Rideshare crashes look like ordinary car accidents, but the question of who pays is very different. Between the at-fault driver, the other motorists involved, and Uber's or Lyft's own insurance, several policies can be in play at once, and which one covers your injuries depends on a detail most passengers never think about: what the driver's app was doing at the moment of the crash. Here is how liability and insurance actually work in a Vancouver, Washington rideshare accident.

The Rideshare Driver Is Not Always the One Who Pays

Fault in a rideshare crash follows the same basic rule as any other collision: the person whose negligence caused the wreck is responsible for the harm. Sometimes that is the Uber or Lyft driver. Just as often it is another driver who ran a light, changed lanes carelessly, or was distracted. In multi-vehicle crashes, fault can be shared among several people.

Uber and Lyft classify their drivers as independent contractors, not employees, so the companies usually cannot be sued directly the way a trucking company can be sued for its employee's crash. That is not the dead end it sounds like, because Washington forces a different solution: rideshare-specific insurance that follows the trip.

Uber and Lyft Insurance Depends on the "Period"

Under RCW 46.72B.180, every vehicle used for rideshare must carry commercial coverage that specifically applies to rideshare driving. The amount available depends on the driver's status when the crash happened:

  • App off (Period 0). The driver is off the clock, and only their personal auto policy applies.
  • App on, waiting for a request (Period 1). Commercial coverage of at least $50,000 per person and $100,000 per accident for bodily injury applies, plus $30,000 for property damage, together with underinsured motorist and personal injury protection (PIP) coverage.
  • Ride accepted or passenger on board (Periods 2 and 3). A $1 million combined-single-limit policy covers death, injury, and property damage, plus PIP and $100,000 per person / $300,000 per accident in underinsured motorist coverage.

The jump from Period 1 to Period 2 is enormous — from tens of thousands of dollars to a million — which is why rideshare companies and their insurers fight hard over which period a driver was in. The app's log-in and trip records settle that question, and Washington law requires the company to preserve and share those records, so getting them early matters.

When Another Driver Causes the Crash

If a driver outside the rideshare vehicle caused the wreck, that driver's liability insurance is usually the first place to look for compensation. When their coverage is too low or they have none at all, the underinsured motorist (UIM) coverage built into the rideshare policy can step in for passengers — another reason the period matters, since UIM limits change from period to period.

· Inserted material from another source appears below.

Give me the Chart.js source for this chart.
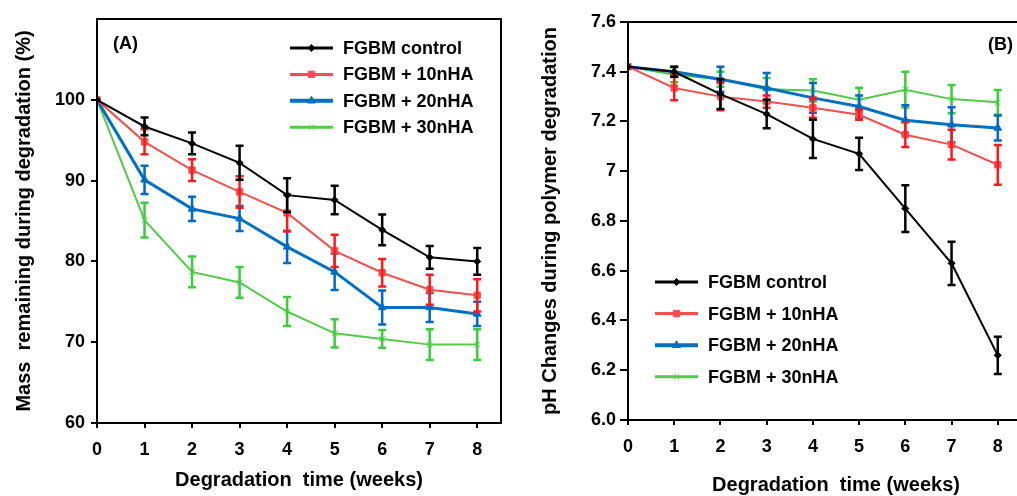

Washington's Comparative Fault Rule Protects Partly-At-Fault Victims

Insurers often argue that the injured person shares some blame. In Washington that argument does not end a claim. Under RCW 4.22.005, the state uses "pure comparative negligence": your recovery is reduced by your percentage of fault, but you are not barred from recovering even if you were partly responsible. A passenger in a rideshare is rarely at fault at all.

Deadlines: Washington's Three-Year Statute of Limitations

Most Washington injury claims must be filed within three years of the crash under RCW 4.16.080. Certain situations can change that deadline, and waiting also lets critical evidence — the app data especially — grow cold. The sooner you involve a lawyer, the more of that proof can be locked down.

Talk to a Vancouver Rideshare Accident Lawyer

If you were hurt in an Uber or Lyft crash in Vancouver, NW Injury Law Center can identify every policy that applies and deal with the insurers so you can focus on recovering. Learn more on our Vancouver Uber & Lyft accident attorney page, then contact us or call (360) 695-1624 for a free consultation. We work on a contingency fee, so you pay nothing unless we win.

Frequently Asked Questions

Can I sue Uber or Lyft directly after a crash?

Usually not, because they classify their drivers as independent contractors rather than employees. But Washington requires rideshare-specific insurance that covers the trip, so compensation is still available through those policies.

How much insurance coverage applies to my rideshare crash?

It depends on what the driver's app was doing. With the app on but no ride accepted, coverage of at least $50,000 per person applies; once a ride is accepted or a passenger is aboard, a $1 million policy applies.

What if I was partly at fault?

Under Washington's pure comparative negligence rule (RCW 4.22.005), you can still recover. Your compensation is simply reduced by your percentage of fault.

How long do I have to file a rideshare accident claim?

Generally three years from the date of the crash under RCW 4.16.080, though certain situations can change that deadline. It is best to talk to a lawyer early while the app's trip records are still available.